Forms of Saturation
Over the last few decades, architecture has gone through radical processes of liberation whereby novel and complex forms built with an increasingly wider spectrum of material candidates have become possible. This ‘liberation’ of form has first and foremost been enabled by increasingly sophisticated digital technology. However, it has also generated a vacuum in architectural theory where either digital technology is simply and uncritically celebrated or the focus has turned to other disciplines, such as biology, or to nature.
Without providing answers or suggesting alternatives to the current vacuity of architectural thought, this lecture will attempt to address the influence and status of the digital by focusing on an inclusive notion of space. This is both architectural space but also the productive space in which we find ourselves as we go about architectural design.

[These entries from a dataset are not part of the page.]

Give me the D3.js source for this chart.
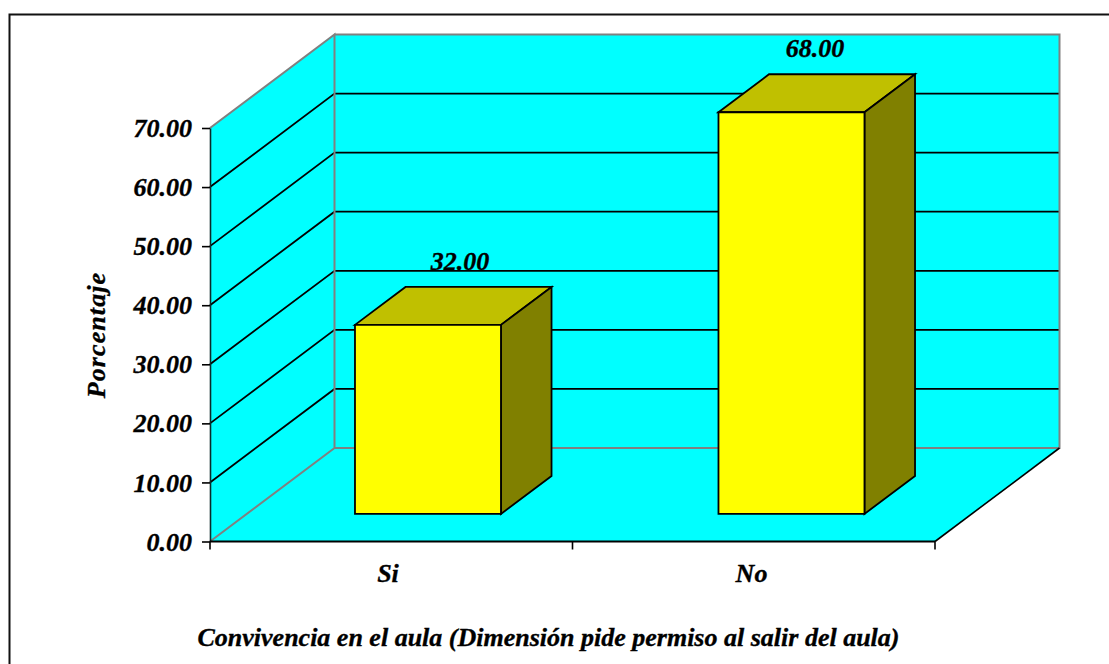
<!DOCTYPE html>
<html><head><meta charset="utf-8">
<script src="https://cdn.jsdelivr.net/npm/d3@7"></script>
<style>html,body{margin:0;padding:0;background:#fff}svg{display:block}
text{font-family:"Liberation Serif","Times New Roman",serif;font-weight:bold;font-style:italic;fill:#000;stroke:#000;stroke-width:0.35px}</style>
</head><body><svg id="c" width="1109" height="664"></svg>
<script>
const categories = ["Si", "No"];
const values = [32.00, 68.00];
const yTicks = [0, 10, 20, 30, 40, 50, 60, 70];
const yTitle = "Porcentaje";
const xTitle = "Convivencia en el aula (Dimensión pide permiso al salir del aula)";

const svg = d3.select("#c");
const x0 = 210, x1 = 935, yBase = 541.5, yTop = 128;
const depthX = 124.5, depthY = -93.5;
const y = d3.scaleLinear().domain([0, 70]).range([yBase, yTop]);
const x = d3.scaleBand().domain(categories).range([x0 - 0.5, x1 + 1.5]);
const xLabel = d3.scaleBand().domain(categories).range([282.5, 992.5]);
const barW = 146, barNear = 0.295, barFar = 0.701;
const line = d3.line();
const P = (xp, v, d) => [xp + depthX * d, y(v) + depthY * d];

// frame
svg.append("rect").attr("x", 9.5).attr("y", 14.5).attr("width", 1200).attr("height", 800)
  .attr("fill", "#fff").attr("stroke", "#111").attr("stroke-width", 2);

const poly = (pts, fill) => svg.append("path").attr("d", line(pts) + "Z").attr("fill", fill);
const ln = (pts, stroke, sw) => svg.append("path").attr("d", line(pts)).attr("fill", "none")
  .attr("stroke", stroke).attr("stroke-width", sw);

// walls and floor
poly([P(x0,0,0), P(x0,70,0), P(x0,70,1), P(x0,0,1)], "#00ffff");
poly([P(x0,0,1), P(x0,70,1), P(x1,70,1), P(x1,0,1)], "#00ffff");
poly([P(x0,0,0), P(x0,0,1), P(x1,0,1), P(x1,0,0)], "#00ffff");

// gridlines
yTicks.filter(t => t > 0 && t < 70).forEach(t => {
  ln([P(x0,t,0), P(x0,t,1), P(x1,t,1)], "#000", 1.8);
});
// grey wall edges
ln([P(x0,0,0), P(x0,0,1), P(x0,70,1), P(x0,70,0)], "#808080", 2);
ln([P(x0,70,1), P(x1,70,1), P(x1,0,1), P(x0,0,1)], "#808080", 2);
// floor right edge
ln([P(x1,0,0), P(x1,0,1)], "#000", 1.6);

// y axis
const yAxis = svg.append("g").attr("transform", `translate(${x0},0)`)
  .call(d3.axisLeft(y).tickValues(yTicks).tickFormat(d3.format(".2f")).tickSize(8).tickSizeOuter(0));
yAxis.select(".domain").attr("stroke", "#0a2a2a").attr("stroke-width", 1.6);
yAxis.selectAll(".tick line").attr("stroke", "#000").attr("stroke-width", 1.6);
yAxis.selectAll(".tick text").attr("x", -18).attr("dy", "0.33em")
  .style("font-size", "26px").attr("font-family", null);

// x axis
ln([[x0, yBase], [x1, yBase]], "#000", 2.2);
[x0, (x0 + x1) / 2, x1].forEach(t => ln([[t, yBase], [t, yBase + 8]], "#000", 1.6));
svg.selectAll(".cat").data(categories).join("text").attr("class", "cat")
  .attr("x", d => x(d) + x.bandwidth() / 2 - 3.25).attr("y", 582)
  .attr("text-anchor", "middle").style("font-size", "26px").text(d => d);

// bars
const bars = svg.selectAll(".bar").data(categories.map((c, i) => ({c, v: values[i]}))).join("g").attr("class", "bar");
bars.each(function(d) {
  const g = d3.select(this);
  const bl = x(d.c) + x.bandwidth() / 2 - barW / 2;
  const br = bl + barW;
  const part = (pts, fill) => g.append("path").attr("d", line(pts) + "Z").attr("fill", fill)
    .attr("stroke", "#000").attr("stroke-width", 1.8).attr("stroke-linejoin", "miter");
  part([P(bl,d.v,barNear), P(bl,d.v,barFar), P(br,d.v,barFar), P(br,d.v,barNear)], "#c0c000");
  part([P(br,0,barNear), P(br,d.v,barNear), P(br,d.v,barFar), P(br,0,barFar)], "#808000");
  part([P(bl,0,barNear), P(bl,d.v,barNear), P(br,d.v,barNear), P(br,0,barNear)], "#ffff00");
  const top = P(bl, d.v, barFar);
  g.append("text").attr("x", xLabel(d.c) + xLabel.bandwidth() / 2).attr("y", top[1] - 17)
    .attr("text-anchor", "middle").style("font-size", "26px").text(d3.format(".2f")(d.v));
});

// titles
svg.append("text").attr("transform", "translate(105,335) rotate(-90)").attr("text-anchor", "middle")
  .style("font-size", "26px").style("letter-spacing", "1.1px").text(yTitle);
svg.append("text").attr("x", 548.5).attr("y", 646).attr("text-anchor", "middle")
  .style("font-size", "26px").text(xTitle);
</script></body></html>
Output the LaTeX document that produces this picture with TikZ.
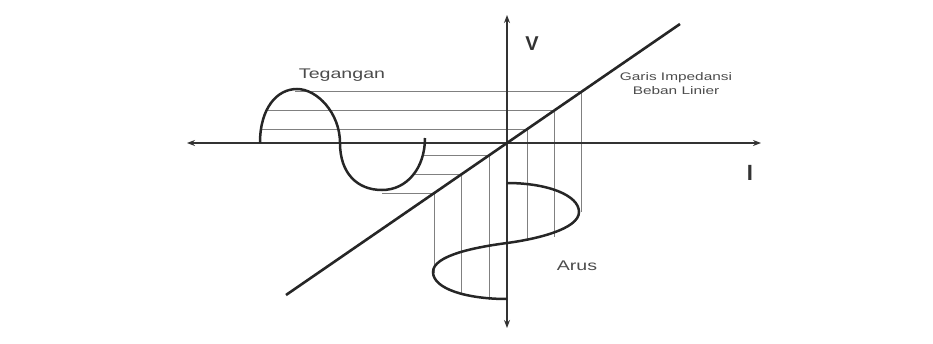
\documentclass[tikz,border=0pt]{standalone}
\usepackage{fontspec}
\newfontfamily\lblfont{Liberation Sans}[FakeStretch=1.4]
\newfontfamily\axfont{Liberation Sans}
\usetikzlibrary{arrows.meta}

\begin{document}
\begin{tikzpicture}[
  x=1pt, y=1pt,
  Axis/.style={draw=black!80, line width=1.3pt,
               {Stealth[length=8pt,width=6pt]}-{Stealth[length=8pt,width=6pt]}},
  Wave/.style={draw=black!85, line width=2.5pt},
  Load/.style={draw=black!85, line width=2.6pt},
  Proj/.style={draw=black!50, line width=0.6pt},
  Lbl/.style={font=\lblfont\fontsize{14}{16}\selectfont, text=black!70, inner sep=0pt},
  SmallLbl/.style={font=\lblfont\fontsize{11}{13}\selectfont, text=black!70, inner sep=0pt},
  AxLbl/.style={text=black!80, inner sep=0pt},
  ]
\useasboundingbox (-507,-200) rectangle (426,143);

\coordinate (O) at (0,0);
\coordinate (iL) at (-320,0);
\coordinate (iR) at (254,0);
\coordinate (vT) at (0,128);
\coordinate (vB) at (0,-185);
\coordinate (zL) at (-221,-152);
\coordinate (zR) at (173,119);

% projection lines
\draw [Proj] (-212,52) -- (74,52) -- (74,-69);
\draw [Proj] (-242,33) -- (47,33) -- (47,-94);
\draw [Proj] (-246,14) -- (20,14) -- (20,-98);
\draw [Proj] (-85,-12) -- (-18,-12) -- (-18,-157);
\draw [Proj] (-92,-31) -- (-46,-31) -- (-46,-152);
\draw [Proj] (-125,-50) -- (-73,-50) -- (-73,-130);

\draw [Axis] (iL) -- (iR);
\draw [Axis] (vT) -- (vB);
\draw [Load] (zL) -- (zR);

% tegangan
\draw [Wave] (-247,0) .. controls (-247,35) and (-230,54) .. (-210,54)
                      .. controls (-190,54) and (-167,30) .. (-167,0)
                      .. controls (-167,-30) and (-150,-47) .. (-125,-47)
                      .. controls (-100,-47) and (-82,-25) .. (-82,5);
% arus
\draw [Wave] (0,-40) .. controls (40,-40) and (72,-52) .. (72,-69)
                     .. controls (72,-86) and (30,-96) .. (0,-100)
                     .. controls (-30,-104) and (-74,-112) .. (-74,-129)
                     .. controls (-74,-146) and (-40,-156) .. (0,-156);

\node [AxLbl, font=\axfont\bfseries\fontsize{20}{22}\selectfont] (v) at (25,99) {V};
\node [AxLbl, font=\axfont\bfseries\fontsize{22}{24}\selectfont] (i) at (243,-30) {I};
\node [Lbl] (teg) at (-165,68) {Tegangan};
\node [SmallLbl] (garis) at (169,65) {Garis Impedansi};
\node [SmallLbl] (beban) at (169,52) {Beban Linier};
\node [Lbl] (arus) at (70,-123) {Arus};
\end{tikzpicture}
\end{document}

Johan Bettum is a professor of architecture, the program director of the Städelschule Architecture Class and currently the interim dean of Städelschule. He has taught and lectured, amongst other places, at the AA, UCLA, the Berlage Institute, Innsbruck University, the EPFL in Lausanne and Oslo School of Architecture. Bettum studied at the Architectural Association (AA) after gaining a BA with a major in biology from Princeton University. His main interests reside in the intersection between materials, geometry and architectural design. Bettum was a research fellow at the Oslo School of Architecture from 1997-2001 and headed a nationally funded research project on polymer composite materials in architecture. Until 2000 he led the OCEAN group in Oslo whose work on polymer composites and advanced digital modelling greatly influenced the projects of the group in this period. Bettum’s PhD is entitled The Material Geometry of Fibre-Reinforced Polymer Matrix Composites and Architectural Tectonics. His experimental practice, ArchiGlobe, conducts various small-scale projects, exploring related subjects.